Armageddon Time ★★★★½

Expectation enacts a violence on children that only draws more spiritual blood when suffered with blows dealt from the weapon of privilege. 

James Gray’s “Armageddon Time” has one of the most unexpected jump scares in cinema this season; a sudden appearance by Fred Trump, father of the one-day U.S President. Taking the podium at a prestigious prep school, he gives a speech assuring its khaki uniform-wearing prodigies of power that they will one day run the world. Like the long prophesied Armageddon, he foretells of a fate that we brought upon ourselves. 

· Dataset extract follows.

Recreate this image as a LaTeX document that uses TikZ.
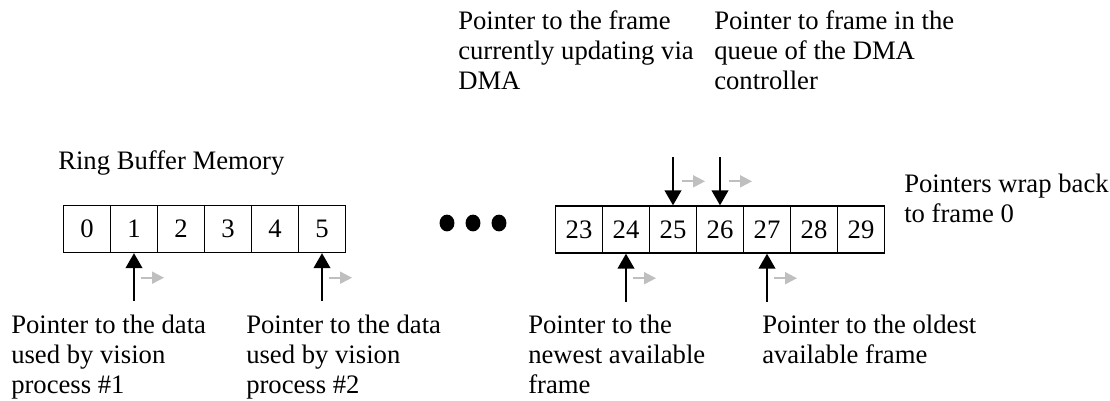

Gray’s Queens-set coming of age drama begins in a familiar family setup that wouldn’t be uncommon to works of Neil Simon. Based on Grey’s own 80s-era childhood, the director moves with grace between a retrospective sentimentality that is at turns sorrowful, or sweetly nostalgic. The foundational moments of growing up are captured with elan by Gray; loss of grandparents, school rebellion, and the sacred bond of best friendship. 

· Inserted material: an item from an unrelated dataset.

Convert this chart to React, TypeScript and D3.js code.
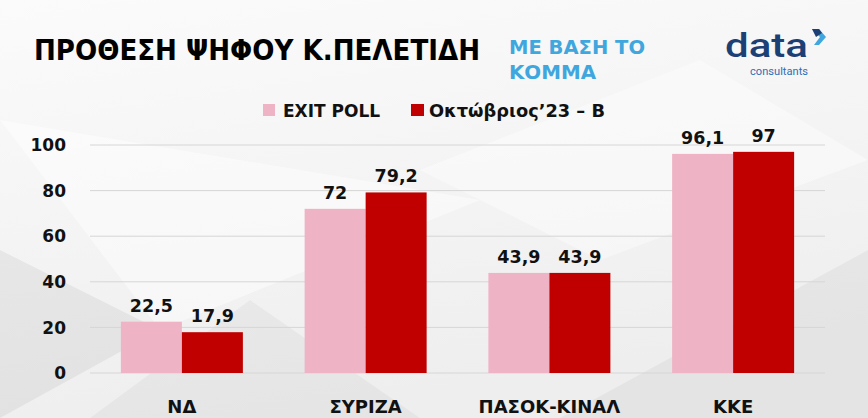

But beneath these conventions, however tenderly they are filmed by Gray, is an undercurrent that makes “Armageddon” not just a period piece, but a political one that carries forward to times past its own. That is, a particularly American commentary on the preciousness of privilege. “Armageddon,” appropriate to its title, revolves around loss. With every part that is taken away from us; be it person, object or opportunity, there is an instinct to horde those that remain with even more desperate greed. 

And eventually, this accumulation of material and immaterial protections against forfeiture becomes wealth. And with it, the expectation that the greatest hedge of all, one’s children, will continue to guard and grow its sum. But, a child is not so easily shifted around as one’s financial assets. 

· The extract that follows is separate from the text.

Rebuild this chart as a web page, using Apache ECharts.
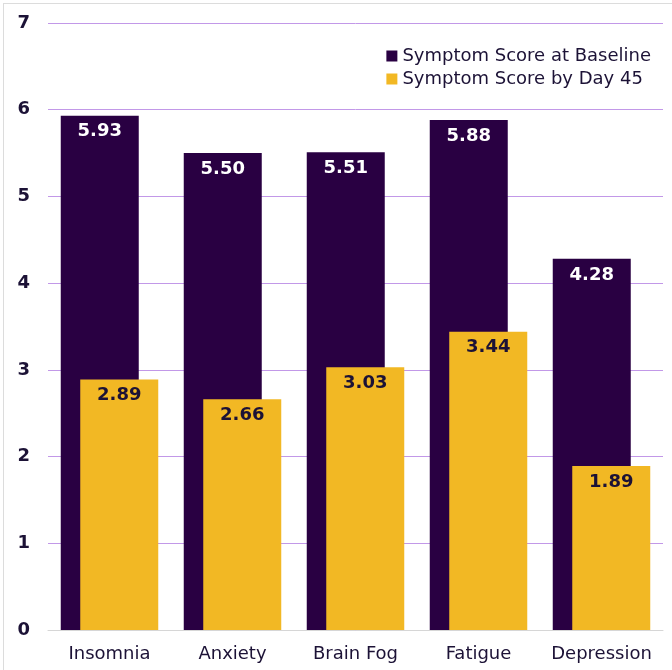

Where the most iconic work of cinematic childhood, François Truffaut’s “400 Blows,” centers around a rebellious boy who suffers from a lack of subsistence and love, “Armageddon” makes for a fascinating counterpoint. When, youthful rebellion is not a necessity sought out of class-derived desperation, but instead, purchased, with knowledge that it is impermanent, erasable, and therefore permissible. 

But a child of privilege is still that, a child, and sees assets mainly in the immediate calculation of what they can buy now, or get them out of, now. To the often violent repercussions wrought by their parents, they do not plan for the future.

Children of a certain means have no expectation except for — the meeting of their expectations. And this, becomes the psychological labor that they will carry; the ever expanding and weighty load of their parents’ materialism. It is what, over the course of their growing up, will keep their heads forced downwards, unable to see the Armageddon that is impending.